Across the world, people need to change the way they eat and do it fast, according to a new report from a group scientists who are researching and promoting healthy and sustainable diets worldwide.

An international team of scientists has developed a diet it says can improve health while ensuring sustainable food production to reduce further damage to the planet.

The “planetary health diet” is based on cutting red meat and sugar consumption in half and upping intake of fruits, vegetables and nuts.

And it can prevent up to 11.6 million premature deaths without harming the planet, says the report published Wednesday in the medical journal The Lancet.

The authors warn that a global change in diet and food production is needed as 3 billion people across the world are malnourished — which includes those who are under and overnourished — and food production is overstepping environmental targets, driving climate change, biodiversity loss and pollution, Cnet reported.

The world’s population is set to reach 10 billion people by 2050; that growth, plus our current diet and food production habits, will “exacerbate risks to people and planet,” according to the authors.

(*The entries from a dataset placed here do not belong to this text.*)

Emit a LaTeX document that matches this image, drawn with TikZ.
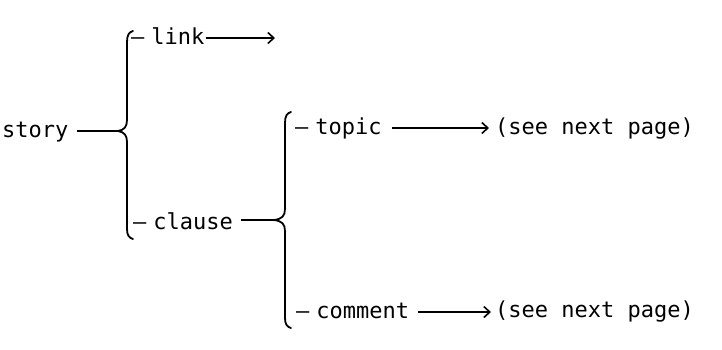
\documentclass[tikz,border=0pt]{standalone}
\usepackage{fontspec}
\newfontfamily\plotfont{DejaVu Sans Mono}
\usetikzlibrary{arrows.meta}
\newcommand{\dsh}{–\hspace{7pt}}
\begin{document}
\begin{tikzpicture}[x=1pt,y=-1pt,
  lbl/.style={inner sep=0pt,anchor=base west,font=\plotfont\fontsize{22}{22}\selectfont},
  ln/.style={line width=1.6pt},
  arr/.style={ln,-{Straight Barb[length=6pt,width=11pt,line width=1.6pt]}},
  brc/.style={line width=1.8pt,line cap=round,line join=round}]
\useasboundingbox (0,0) rectangle (722,349);
% nodes (baseline = centre line + 6)
\node[lbl] (story) at (2,137) {story};
\node[lbl] (link) at (131,44) {\dsh link};
\node[lbl] (clause) at (133,229) {\dsh clause};
\node[lbl] (topic) at (295,134) {\dsh topic};
\node[lbl] (comment) at (296,318) {\dsh comment};
\node[lbl] (see1) at (495,134) {(see next page)};
\node[lbl] (see2) at (495,317) {(see next page)};
\coordinate (b1tip) at (118,131);
\coordinate (b2tip) at (274,220);
\coordinate (linkend) at (275,38);
\coordinate (see1in) at (489,128);
\coordinate (see2in) at (491,312);
% braces
\draw[brc] (133,31) .. controls (129,32) and (127,35) .. (127,42)
  -- (127,120) .. controls (127,127) and (124,130) .. (b1tip)
  .. controls (124,132) and (127,135) .. (127,142)
  -- (127,229) .. controls (127,235) and (129,238) .. (133,239);
\draw[brc] (291,112) .. controls (287,113) and (285,116) .. (285,123)
  -- (285,209) .. controls (285,216) and (282,219) .. (b2tip)
  .. controls (282,221) and (285,224) .. (285,231)
  -- (285,318) .. controls (285,324) and (287,327) .. (291,328);
% connectors
\draw[ln] (story.base east) ++(8,-6) -- (b1tip);
\draw[arr] (link.base east) ++(1,-6) -- (linkend);
\draw[ln] (clause.base east) ++(8,-9) -- (b2tip);
\draw[arr] (topic.base east) ++(10,-6) -- (see1in);
\draw[arr] (comment.base east) ++(9,-6) -- (see2in);
\end{tikzpicture}
\end{document}
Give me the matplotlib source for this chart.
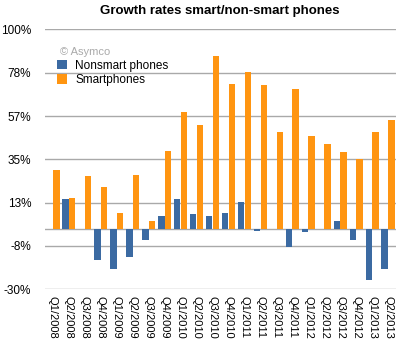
import matplotlib.pyplot as plt
import numpy as np

plt.rcParams['font.family'] = ['Liberation Sans', 'DejaVu Sans']

quarters = ['Q1/2008', 'Q2/2008', 'Q3/2008', 'Q4/2008',
            'Q1/2009', 'Q2/2009', 'Q3/2009', 'Q4/2009',
            'Q1/2010', 'Q2/2010', 'Q3/2010', 'Q4/2010',
            'Q1/2011', 'Q2/2011', 'Q3/2011', 'Q4/2011',
            'Q1/2012', 'Q2/2012', 'Q3/2012', 'Q4/2012',
            'Q1/2013', 'Q2/2013']
nonsmart = [np.nan, 15.1, np.nan, -15.2,
            -19.7, -13.7, -5.3, 6.8,
            15.1, 7.8, 6.6, 8.3,
            13.7, -0.7, np.nan, -8.7,
            -1.2, np.nan, 4.2, -5.3,
            -25.2, -19.7]
smart = [29.7, 15.8, 26.8, 21.3,
         8.3, 27.3, 4.2, 39.2,
         58.8, 52.3, 86.8, 72.8,
         78.6, 72.1, 48.6, 70.1,
         46.6, 42.6, 38.6, 35.1,
         48.6, 54.6]
ytick_vals = [-30, -8.33, 13.33, 35, 56.67, 78.33, 100]
ytick_labels = ['-30%', '-8%', '13%', '35%', '57%', '78%', '100%']

blue = '#3b6aa2'
orange = '#ff9511'
grid = '#a9a9a9'

fig = plt.figure(figsize=(4.07, 3.47), dpi=100)
ax = fig.add_axes([0.1106, 0.1663, 0.8624, 0.7487])

x = np.arange(len(quarters))
w = 0.4
ax.bar(x - 0.21, nonsmart, w, color=blue, zorder=3, label='Nonsmart phones')
ax.bar(x + 0.21, smart, w, color=orange, zorder=3, label='Smartphones')

for v in ytick_vals:
    ax.axhline(v, color=grid, lw=1.0, zorder=1)
ax.axhline(0, color=grid, lw=1.0, zorder=1)

ax.set_xlim(-0.5, len(quarters) - 0.5)
ax.set_ylim(-30, 100)
ax.set_yticks(ytick_vals)
ax.set_yticklabels(ytick_labels, fontsize=8.5)
ax.set_xticks(x)
ax.set_xticklabels(quarters, rotation=-90, fontsize=8, va='top', ha='center')
ax.tick_params(length=0, pad=10)
ax.tick_params(axis='x', pad=5)
for s in ax.spines.values():
    s.set_visible(False)

fig.text(0.54, 0.968, 'Growth rates smart/non-smart phones', ha='center',
         va='center', fontsize=9.5, fontweight='bold')
fig.text(0.147, 0.85, '\u00a9 Asymco', color='#aaaaaa', fontsize=8, va='center')
ax.legend(loc='upper left', bbox_to_anchor=(0.01, 0.915), frameon=False,
          fontsize=8.5, handlelength=0.85, handleheight=0.85, handletextpad=0.7,
          labelspacing=0.2, borderpad=0.2)

fig.savefig('out.png', dpi=100)
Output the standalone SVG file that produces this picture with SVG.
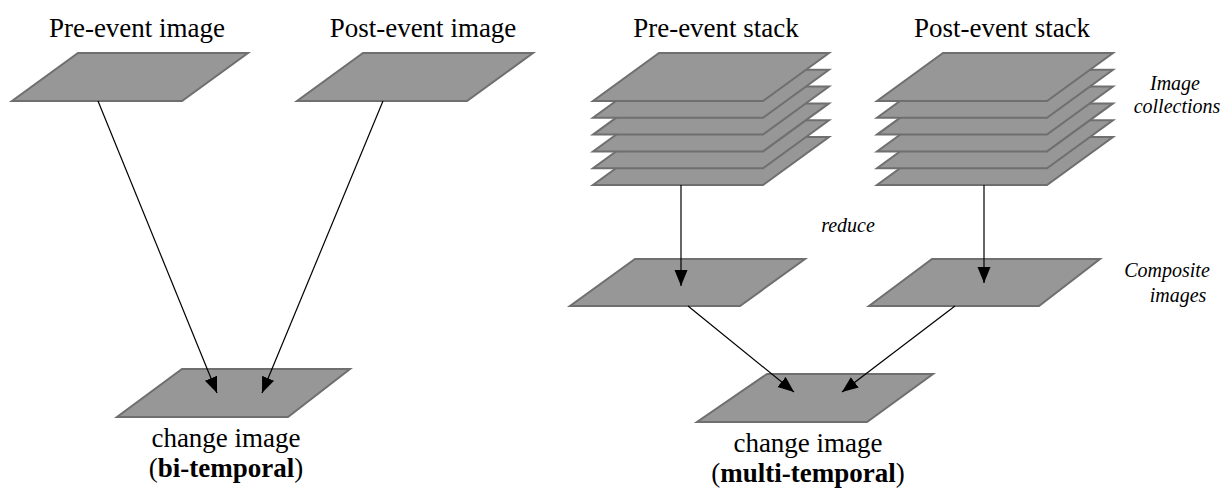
<svg xmlns="http://www.w3.org/2000/svg" width="1223" height="490" viewBox="0 0 1223 490">
<style>
.pg{fill:#979797;stroke:#6f6f6f;stroke-width:2;stroke-linejoin:miter}
.t{font-family:"Liberation Serif","Times New Roman",serif;font-size:27px;fill:#000;text-anchor:middle}
.i{font-family:"Liberation Serif","Times New Roman",serif;font-size:20px;font-style:italic;fill:#000;text-anchor:middle}
.c{stroke:#000;stroke-width:1.2;fill:none;marker-end:url(#ah)}
</style>
<defs>
<marker id="ah" markerUnits="userSpaceOnUse" markerWidth="16" markerHeight="14" refX="16" refY="6.5" orient="auto">
<path d="M0,0 L16,6.5 L0,13 z" fill="#000"/>
</marker>
<polygon id="pl" points="66,0 236,0 170,48 0,48"/>
</defs>
<g id="pre-image">
<use href="#pl" class="pg" x="12" y="53"/>
<text class="t" x="137" y="37">Pre-event image</text>
</g>
<g id="post-image">
<use href="#pl" class="pg" x="297" y="53"/>
<text class="t" x="423" y="37">Post-event image</text>
</g>
<g id="pre-stack">
<use href="#pl" class="pg" x="593" y="137"/>
<use href="#pl" class="pg" x="593" y="120.2"/>
<use href="#pl" class="pg" x="593" y="103.4"/>
<use href="#pl" class="pg" x="593" y="86.6"/>
<use href="#pl" class="pg" x="593" y="69.8"/>
<use href="#pl" class="pg" x="593" y="53"/>
<text class="t" x="716" y="37">Pre-event stack</text>
</g>
<g id="post-stack">
<use href="#pl" class="pg" x="877" y="137"/>
<use href="#pl" class="pg" x="877" y="120.2"/>
<use href="#pl" class="pg" x="877" y="103.4"/>
<use href="#pl" class="pg" x="877" y="86.6"/>
<use href="#pl" class="pg" x="877" y="69.8"/>
<use href="#pl" class="pg" x="877" y="53"/>
<text class="t" x="1002" y="37">Post-event stack</text>
</g>
<g id="label-collections">
<text class="i" x="1175" y="90">Image</text>
<text class="i" x="1177" y="113">collections</text>
</g>
<g id="pre-composite">
<polygon class="pg" points="635,259 805,259 740,306 570,306"/>
</g>
<g id="post-composite">
<polygon class="pg" points="932,259 1100,259 1039,306 869,306"/>
</g>
<g id="label-reduce">
<text class="i" x="848" y="232">reduce</text>
</g>
<g id="label-composite">
<text class="i" x="1167" y="277">Composite</text>
<text class="i" x="1178" y="302">images</text>
</g>
<g id="change-bi">
<polygon class="pg" points="182,369 350,369 288,417 117,417"/>
<text class="t" x="226" y="447">change image</text>
<text class="t" x="226" y="477">(<tspan font-weight="bold">bi-temporal</tspan>)</text>
</g>
<g id="change-multi">
<polygon class="pg" points="767,374 933,374 867,422 697,422"/>
<text class="t" x="808" y="452">change image</text>
<text class="t" x="808" y="482">(<tspan font-weight="bold">multi-temporal</tspan>)</text>
</g>
<g id="connectors">
<line class="c" x1="98" y1="101" x2="217" y2="393"/>
<line class="c" x1="383" y1="101" x2="262" y2="393"/>
<line class="c" x1="681" y1="185" x2="681" y2="286"/>
<line class="c" x1="984" y1="185" x2="984" y2="283"/>
<line class="c" x1="688" y1="306" x2="794" y2="392"/>
<line class="c" x1="955" y1="306" x2="842" y2="392"/>
</g>
</svg>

“The stakes are very high,” Dr. Richard Horton, editor in chief at The Lancet, said of the report’s findings, noting that 1 billion people live in hunger and 2 billion people eat too much of the wrong foods.

Horton believes that “nutrition has still failed to get the kind of political attention that is given to diseases such as AIDS, tuberculosis, malaria.”

“Using best available evidence” of controlled feeding studies, randomized trials and large cohort studies, the authors came up with a new recommendation, explained Dr. Walter Willett, lead author of the paper and a professor of epidemiology and nutrition at the Harvard T.H. Chan school of public health.

The report suggests five strategies to ensure people can change their diets and not harm the planet in doing so: incentivizing people to eat healthier, shifting global production toward varied crops, intensifying agriculture sustainably, stricter rules around the governing of oceans and lands, and reducing food waste.

The ‘planetary health diet

To enable a healthy global population, the team of scientists created a global reference diet, that they call the “planetary health diet,” which is an ideal daily meal plan for people over the age of 2, that they believe will help reduce chronic diseases such as coronary heart disease, stroke and diabetes, as well as environmental degradation.

The diet breaks down the optimal daily intake of whole grains, starchy vegetables, fruit, dairy, protein, fats and sugars, representing a daily total calorie intake of 2500.

They recognize the difficulty of the task, which will need “substantial” dietary shifts on a global level, needing the consumption of foods such as red meat and sugar to decrease by more than 50%. In turn, consumption of nuts, fruits, vegetables, and legumes must increase more than two-fold, the report says.

The diet advises people consume 2,500 calories per day, which is slightly more than what people are eating today, said Willett. People should eat a “variety of plant-based foods, low amounts of animal-based foods, unsaturated rather than saturated fats, and few refined grains, highly processed foods and added sugars,” he said.

Regional differences are also important to note. For example, countries in North America eat almost 6.5 times the recommended amount of red meat, while countries in South Asia eat 1.5 times the required amount of starchy vegetables.

“Almost all of the regions in the world are exceeding quite substantially” the recommended levels of red meat, Willett said.

The health and environmental benefits of dietary changes like these are known, “but, until now, the challenge of attaining healthy diets from a sustainable food system has been hampered by a lack of science-based guidelines, said Howard Frumkin, Head of UK biomedical research charity The Wellcome Trust’s Our Planet Our Health program. The Wellcome Trust funded the research.

“It provides governments, producers and individuals with an evidence-based starting point to work together to transform our food systems and cultures,” he said.

If the new diet were adopted globally, 10.9 to 11.6 million premature deaths could be avoided every year — equating to 19% to 23.6% of adult deaths. A reduction in sodium and an increase in whole grains, nuts, vegetables and fruits contributed the most to the prevention of deaths, according to one of the report’s models.